On a related topic, Franz Holzknecht from the University of Innsbruck reported on a research project in progress to investigate the cognitive validity of playing a listening text twice rather than once during a listening text. Previous research has been inconclusive and contradictory. Some studies have shown that repeating the input improves test scores but decreases the capacity of the test to discriminate, while others have suggested that it has little effect in reality. The question is asked as to whether the repetition affects the construct or listening operations, i.e., is the listener doing anything different the second time around. Interestingly, the research is using eye-tracking technology to investigate this, as the listener will provide a stimulated recall (using footage of eye motions on the exam paper simultaneous with the listening input), describing their behavior as they tried to answer the questions. While repeated listening seems to benefit responses to certain types of items, such as gap-fill, and appears to facilitate higher level processing in test-takers, the full impact on cognitive validity is unclear and it remains to be seen whether the research can provide insight into more than just test-taking strategies.

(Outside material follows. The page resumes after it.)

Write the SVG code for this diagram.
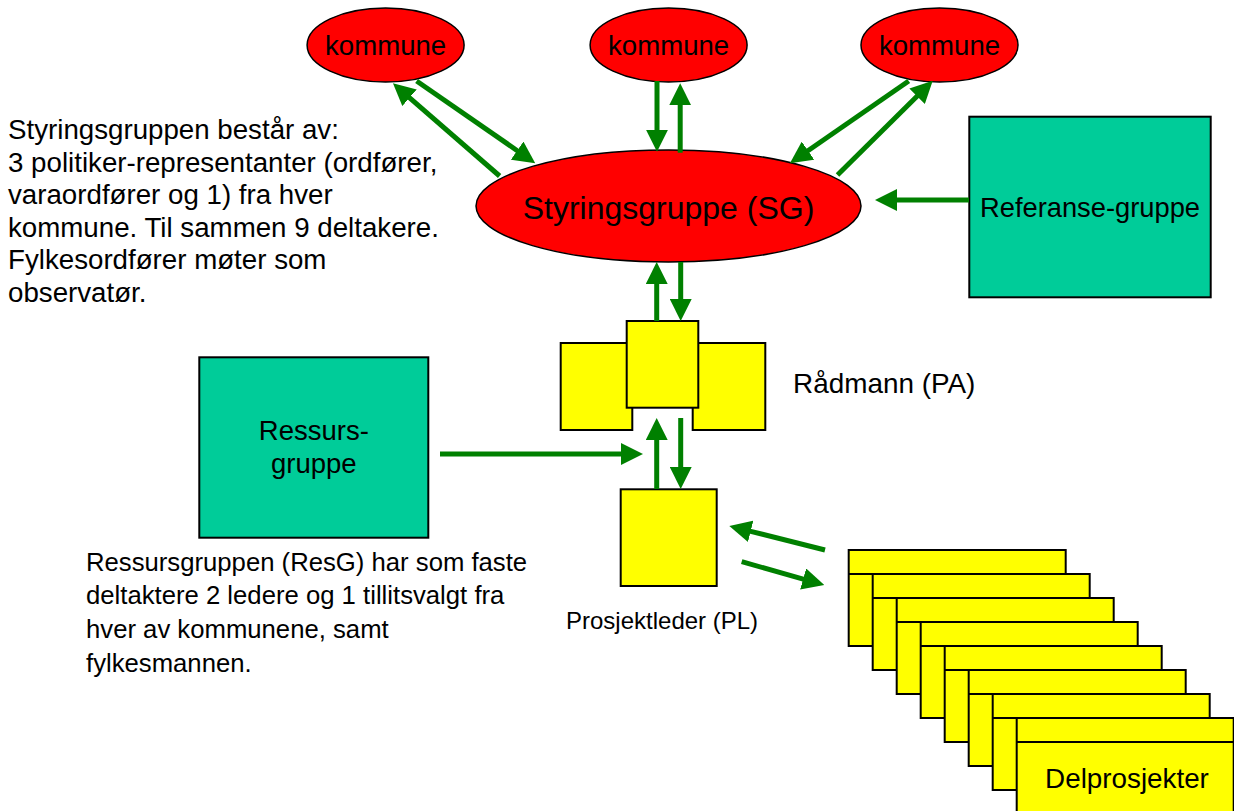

Overall, the conference was very stimulating and the quality of presentations was high, confirming EALTA as one of the leading language assessment conferences in the world. It was a fine reminder that there is a wide variety of research being conducted. This is diverse in terms of focus on different language and skills, in different countries, at all levels from individual classrooms to national and international education policy, and the use of both traditional and novel research methodology. Turkish institutions were well represented at the conference and it would be good to see more people from SU take an interest in current language assessment issues.